Ritorno al Future Man
Niente joystick, joypad, mouse o tastiere. Quello che vi consigliamo è di tenere a portata di mano un bel taccuino su cui appuntarvi la marea infinita di citazioni che Future Man vi butterà addosso. Cinefilo e imbevuto di cultura pop dalla testa ai piedi, lo show scritto da Howard Overman, Kyle Hunter e Ariel Shaffir utilizza un vecchio trucchetto infallibile: quello di mettere sullo stesso piano personaggi e spettatori. Proprio come ha sempre fatto Quentin Tarantino (e di recente anche Deadpool), il fatto che protagonisti e platea condividano lo stesso bagaglio culturale, abitino lo stesso mondo e siano infarciti degli stessi riferimenti popolari stabilisce un tacito patto tra show e spettatore.

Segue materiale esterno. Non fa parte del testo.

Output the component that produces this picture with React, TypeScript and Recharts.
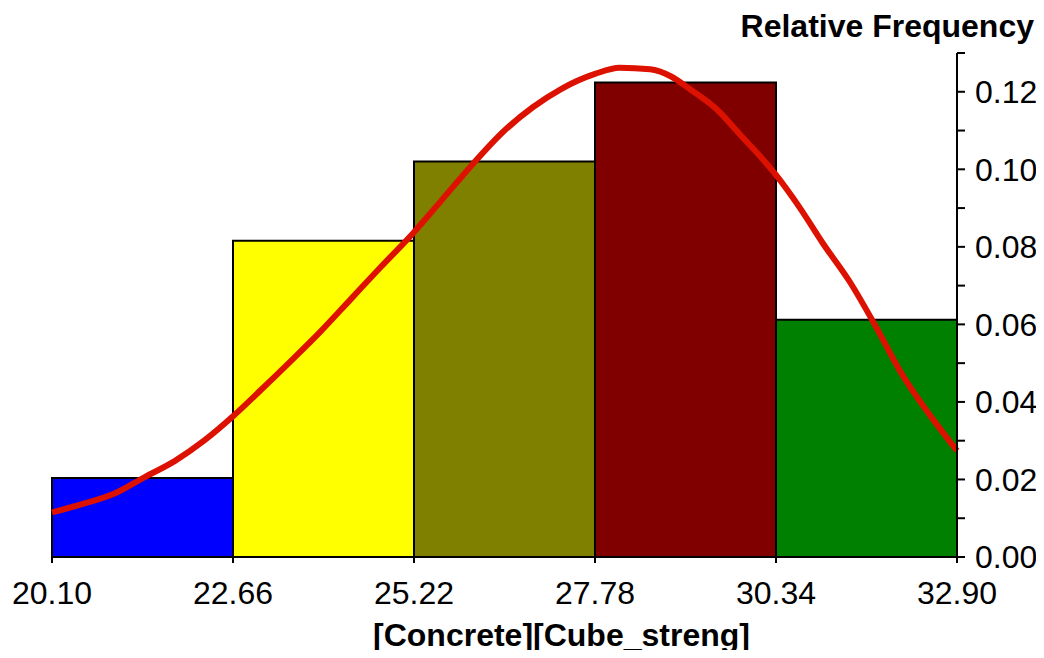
import React from 'react';
import {
  Bar,
  Cell,
  ComposedChart,
  Label,
  Line,
  XAxis,
  YAxis
} from 'recharts';

const binEdges = [20.1, 22.66, 25.22, 27.78, 30.34, 32.9];
const binLabels = ['20.10-22.66', '22.66-25.22', '25.22-27.78', '27.78-30.34', '30.34-32.90'];
const relFrequency = [0.0204, 0.0816, 0.102, 0.1224, 0.0612];
const binColors = ['#0000ff', '#ffff00', '#808000', '#800000', '#008000'];

const curveX = [
  20.1, 20.5, 21.0, 21.4, 21.84, 22.25, 22.66, 23.05, 23.47, 23.9, 24.31, 24.75,
  25.21, 25.6, 26.0, 26.5, 26.9, 27.3, 27.78, 28.13, 28.56, 28.85, 29.12, 29.5,
  29.83, 30.32, 30.68, 31.0, 31.39, 31.75, 32.1, 32.5, 32.9
];
const curveDensity = [
  0.0115, 0.0135, 0.0165, 0.0205, 0.0248, 0.0300, 0.0363, 0.0430, 0.0504, 0.0582,
  0.0662, 0.0748, 0.0836, 0.0918, 0.1003, 0.1100, 0.1160, 0.1207, 0.1246, 0.1262,
  0.1258, 0.1240, 0.1207, 0.1155, 0.1090, 0.0990, 0.0900, 0.0810, 0.0708, 0.0595,
  0.0478, 0.0370, 0.0274
];

const yTicks = [0, 0.01, 0.02, 0.03, 0.04, 0.05, 0.06, 0.07, 0.08, 0.09, 0.1, 0.11, 0.12, 0.13];

const bars = binLabels.map((bin, i) => ({ bin, freq: relFrequency[i] }));
const curve = curveX.map((x, i) => ({ x, density: curveDensity[i] }));

const font = 'Liberation Sans, Arial, sans-serif';
const tickStyle = { fontSize: 32, fill: '#000', fontFamily: font };

export default function App() {
  return (
    <div style={{ margin: -8, width: 1044, height: 658, background: '#fff' }}>
      <ComposedChart
        width={1044}
        height={658}
        data={bars}
        margin={{ top: 53, right: 0, bottom: 0, left: 52 }}
        barCategoryGap={0}
        barGap={0}
      >
        <XAxis xAxisId="cat" dataKey="bin" hide height={0} />
        <XAxis
          xAxisId="num"
          dataKey="x"
          type="number"
          domain={[20.1, 32.9]}
          ticks={binEdges}
          tickFormatter={(v) => Number(v).toFixed(2)}
          tick={tickStyle}
          tickSize={6}
          tickMargin={18}
          axisLine={{ stroke: '#000', strokeWidth: 2 }}
          tickLine={{ stroke: '#000', strokeWidth: 2 }}
          height={101}
          interval={0}
        >
          <Label
            value="[Concrete][Cube_streng]"
            position="insideBottom"
            offset={12}
            dx={57}
            style={{ fontSize: 32, fontWeight: 'bold', fill: '#000', fontFamily: font }}
          />
        </XAxis>
        <XAxis
          xAxisId="top"
          orientation="top"
          type="number"
          domain={[20.1, 32.9]}
          height={0}
          tick={false}
          tickLine={false}
          axisLine={{ stroke: '#000', strokeWidth: 2 }}
        />
        <YAxis
          yAxisId="left"
          orientation="left"
          domain={[0, 0.13]}
          width={0}
          tick={false}
          tickLine={false}
          axisLine={{ stroke: '#555', strokeWidth: 1 }}
        />
        <YAxis
          yAxisId="r"
          orientation="right"
          domain={[0, 0.13]}
          ticks={yTicks}
          interval={0}
          allowDataOverflow
          tickFormatter={(v) => (Math.round(Number(v) * 100) % 2 === 0 ? Number(v).toFixed(2) : '')}
          tick={tickStyle}
          tickSize={8}
          tickMargin={10}
          axisLine={{ stroke: '#000', strokeWidth: 2 }}
          tickLine={{ stroke: '#000', strokeWidth: 2 }}
          width={87}
        >
          <Label
            content={(props: any) => {
              const vb = props.viewBox || {};
              return (
                <text
                  x={(vb.x || 0) + (vb.width || 0) - 10}
                  y={(vb.y || 0) - 16}
                  textAnchor="end"
                  fontSize={32}
                  fontWeight="bold"
                  fontFamily={font}
                  fill="#000"
                >
                  Relative Frequency
                </text>
              );
            }}
          />
        </YAxis>
        <Bar
          xAxisId="cat"
          yAxisId="r"
          dataKey="freq"
          stroke="#000"
          strokeWidth={2}
          isAnimationActive={false}
        >
          {bars.map((b, i) => (
            <Cell key={b.bin} fill={binColors[i]} />
          ))}
        </Bar>
        <Line
          xAxisId="num"
          yAxisId="r"
          data={curve}
          dataKey="density"
          type="monotone"
          stroke="#dd1100"
          strokeWidth={6}
          dot={false}
          isAnimationActive={false}
        />
      </ComposedChart>
    </div>
  );
}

Forte di questo sodalizio e di questo terreno condiviso sotto i piedi, Future Man gioca con gli stereotipi del genere bellico (la figura dell'eroe granitico tipico degli anni Ottanta e il suo retorico gergo impostato), fantascientifico (i viaggi nel tempo, i paradossi temporali) e videoludico per dare vita a una serie tv parodistica e scanzonata. Una serie tv che si farà gustare come una coppia di ciliegie in cui le puntate volano via in un boccone, con il serio rischio che qualcosa vada di traverso per colpa di risate sguaiate. Per ora, dopo aver visto le prime due puntate di Future Man, guai a cercare metafore, allegorie e messaggi nascosti in questo show. Perché meritereste di essere derisi da Josh, Tiger e Wolf. Gente che vuole fare altro che divertirsi e cazzeggiare. Fatelo anche voi. Future Man sarà un ottimo compagno di giochi.
Conclusioni
Abbiamo scritto questa recensione di Future Man col sorriso sulle labbra, perché la serie tv in arrivo su Prime Video (già confermata per una terza stagione) è un passatempo goliardico e spensierato perfetto per nerd appassionati di cinema e videogame. Laddove Stanger Things ispirava nostalgia, Future Man deride, distrugge, diventa dissacrante parodia di questa moda ormai abusata che rievoca di continuo gli immaginari degli anni Ottanta. Nonostante qualche piccola caduta di stile nel demenziale, lo show diverte per poi trasformarsi in un gioco cinefilo in cui andare a caccia di citazioni.
Perché ci piace
- La scelta di deridere questa imperante nostalgia degli anni Ottanta con un tocco dissacrante.
- Il minutaggio di 30 minuti rende gli episodi ancora più leggeri e a portata di binge-watching.
- Il cast divertito e divertente.
Cosa non va
- Alcune battute risultano troppo scurrili, senza quel tocco di brillantezza che permea tutta la serie.